Again, for trivial programs like our “hello world” example, AOT compiling will not have a large benefit. But when working with non-trivial programs, AOT compiling will achieve higher performance numbers than either interpreter or JIT-enabled runs. Note, however, that most AOT compilers produce binaries that may be larger than their Wasm equivalent because many elements of the Wasm runtime itself are compiled into the binary to improve performance.
There is a very specific rule of thumb for knowing when to use an AOT compiler for Wasm: only use it when you know that the program will only ever be run with exactly the same configuration of Wasm runtime, operating system, and architecture. Wasm modules should be distributed in their normal Wasm form, and only AOT-compiled at or after the installation step.
Pre-Initializing a Binary
The fifth and final optimization technique is the most peculiar of the lot. Wasm is a stack-based virtual machine, and at any given time it can be stopped and even written out to disk, to be resumed later. (There are a few limitations to this, but these limitations are not important here.) This feature of Wasm has an interesting application.
Sometimes there are parts of your code that you need to run every single time on startup.
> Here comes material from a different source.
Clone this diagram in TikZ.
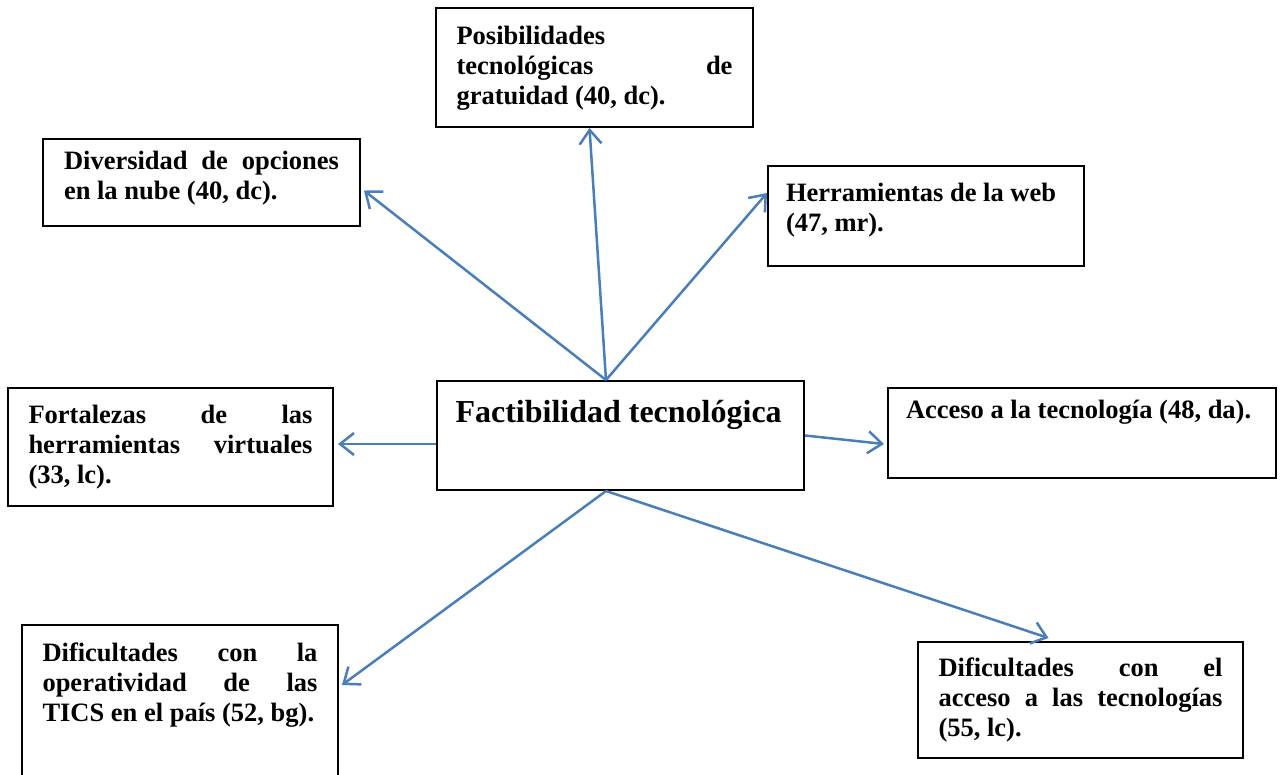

This code may do banal things like setting the default value of a variable or creating an instance of a data structure. Every time the code is run, this same bit of initialization logic must be performed. And with each run, the resulting state of the program is the same. The variable is initialized to the same value, or the data structure is initialized into the same state.
What if there was a way to run that first initialization, then freeze the Wasm state and write it back out to disk? Then the next time the program is executed, it wouldn’t have to run the initialization step. That would already be done!
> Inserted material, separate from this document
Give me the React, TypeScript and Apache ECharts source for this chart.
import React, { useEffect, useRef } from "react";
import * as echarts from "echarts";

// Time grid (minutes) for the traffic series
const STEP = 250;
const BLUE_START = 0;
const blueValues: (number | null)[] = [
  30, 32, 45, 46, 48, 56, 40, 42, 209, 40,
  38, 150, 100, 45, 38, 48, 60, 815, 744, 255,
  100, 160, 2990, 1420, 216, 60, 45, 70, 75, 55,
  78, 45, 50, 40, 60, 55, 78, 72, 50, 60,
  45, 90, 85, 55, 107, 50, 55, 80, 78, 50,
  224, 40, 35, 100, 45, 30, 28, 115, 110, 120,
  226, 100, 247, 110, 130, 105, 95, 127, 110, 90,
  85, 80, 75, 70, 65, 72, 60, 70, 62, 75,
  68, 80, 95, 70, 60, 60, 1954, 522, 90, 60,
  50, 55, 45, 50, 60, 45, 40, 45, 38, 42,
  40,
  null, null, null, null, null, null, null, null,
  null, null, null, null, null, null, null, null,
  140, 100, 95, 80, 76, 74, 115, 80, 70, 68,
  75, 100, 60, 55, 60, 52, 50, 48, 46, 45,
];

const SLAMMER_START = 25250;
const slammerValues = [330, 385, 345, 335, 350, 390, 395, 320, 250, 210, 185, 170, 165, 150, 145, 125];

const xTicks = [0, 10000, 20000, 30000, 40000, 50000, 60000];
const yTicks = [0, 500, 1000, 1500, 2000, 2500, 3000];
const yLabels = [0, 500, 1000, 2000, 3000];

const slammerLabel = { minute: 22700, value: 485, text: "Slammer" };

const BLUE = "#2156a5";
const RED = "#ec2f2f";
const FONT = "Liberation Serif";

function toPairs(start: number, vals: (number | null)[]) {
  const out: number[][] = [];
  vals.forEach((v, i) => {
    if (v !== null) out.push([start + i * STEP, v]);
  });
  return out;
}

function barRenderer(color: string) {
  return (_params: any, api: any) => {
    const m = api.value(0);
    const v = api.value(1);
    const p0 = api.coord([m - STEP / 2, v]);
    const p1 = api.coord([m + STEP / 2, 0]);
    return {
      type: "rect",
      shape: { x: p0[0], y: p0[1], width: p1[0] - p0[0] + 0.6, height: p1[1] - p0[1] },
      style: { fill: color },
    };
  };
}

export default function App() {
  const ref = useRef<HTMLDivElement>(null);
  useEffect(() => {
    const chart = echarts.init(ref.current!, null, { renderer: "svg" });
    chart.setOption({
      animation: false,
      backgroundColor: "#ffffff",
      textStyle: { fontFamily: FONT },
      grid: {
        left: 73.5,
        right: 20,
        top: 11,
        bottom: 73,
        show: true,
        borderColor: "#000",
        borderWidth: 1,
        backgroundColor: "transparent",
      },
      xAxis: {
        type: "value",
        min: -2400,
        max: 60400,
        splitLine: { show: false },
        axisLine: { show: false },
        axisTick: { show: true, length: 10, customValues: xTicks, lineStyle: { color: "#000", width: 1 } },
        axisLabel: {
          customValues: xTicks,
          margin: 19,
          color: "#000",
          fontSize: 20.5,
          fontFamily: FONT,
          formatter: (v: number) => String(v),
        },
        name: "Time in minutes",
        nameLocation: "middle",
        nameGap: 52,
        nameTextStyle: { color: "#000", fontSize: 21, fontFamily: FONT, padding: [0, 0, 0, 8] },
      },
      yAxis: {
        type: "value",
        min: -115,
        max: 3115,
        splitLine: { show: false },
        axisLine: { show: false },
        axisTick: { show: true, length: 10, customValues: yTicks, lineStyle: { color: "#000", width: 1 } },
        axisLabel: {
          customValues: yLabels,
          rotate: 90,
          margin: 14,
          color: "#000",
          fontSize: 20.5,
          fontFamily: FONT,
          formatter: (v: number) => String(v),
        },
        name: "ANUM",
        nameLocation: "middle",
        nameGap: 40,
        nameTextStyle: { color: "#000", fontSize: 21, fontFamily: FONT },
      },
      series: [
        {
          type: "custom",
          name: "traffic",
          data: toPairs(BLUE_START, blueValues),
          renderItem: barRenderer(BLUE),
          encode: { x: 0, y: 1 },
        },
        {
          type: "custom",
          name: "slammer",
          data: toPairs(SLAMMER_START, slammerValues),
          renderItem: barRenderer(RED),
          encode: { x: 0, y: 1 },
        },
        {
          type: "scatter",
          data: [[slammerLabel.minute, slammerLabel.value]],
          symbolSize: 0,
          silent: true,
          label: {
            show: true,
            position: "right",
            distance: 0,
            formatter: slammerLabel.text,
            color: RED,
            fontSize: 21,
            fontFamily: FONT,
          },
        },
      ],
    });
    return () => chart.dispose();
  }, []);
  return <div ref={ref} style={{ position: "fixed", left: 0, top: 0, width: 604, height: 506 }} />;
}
This is the idea behind the Wizer project. Wizer provides a way to annotate your code with initialization blocks that can then be executed once and then written out to a new post-initialization Wasm binary. Unlike AOT compiling, the resulting binary is still a plain old Wasm binary, so this technique is portable.
Wizer can be a little finicky to use. But systems like .NET can benefit greatly from Wizer.
Bringing It All Together
Based on our experience at Fermyon, optimization is important for both developer tools and Cloud runtime, but the two cases differ substantially.
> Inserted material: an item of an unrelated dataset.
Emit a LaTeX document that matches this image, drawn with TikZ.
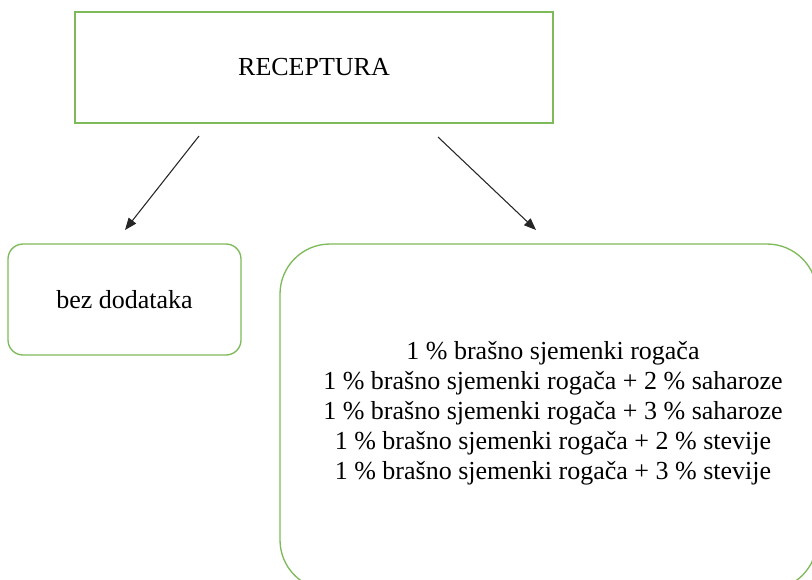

On the developer side, the best practice is to use as many optimization tools as your compiler gives you. For example, we always use the —release
flag when compiling our Rust code. Our open source Spin tool, which allows developers to build WebAssembly microservices and web applications using several languages, includes these optimizations in per-language templates. We have also found including wasm-opt in the local compile pass to be useful, especially with languages that have a large runtime.
During the development process, we use a JIT-enabled runtime. There is little value in AOT compiling during the development phase.
The server side is different. For example, our SaaS-based Wasm runtime platform, Fermyon Cloud, only accepts Wasm binaries, but when it deploys them to the cloud cluster, those binaries are AOT-compiled. This is possible in a reliable way because that is the moment we know exactly what the host runtime’s configuration is. If the Wasm file is deployed to an Arm64 system, it can be AOT-compiled accordingly, without the concern that it will be executed on an Intel architecture.
When it comes to Wizer, we really only use it in the case of .NET, which benefits tremendously from this optimization.
Conclusion
We’ve picked our way through six different ways of optimizing Wasm for performance and for file size. Each method has pros and cons, and many of these methods can be combined for added benefit. Employing these techniques for production Wasm environments can be beneficial.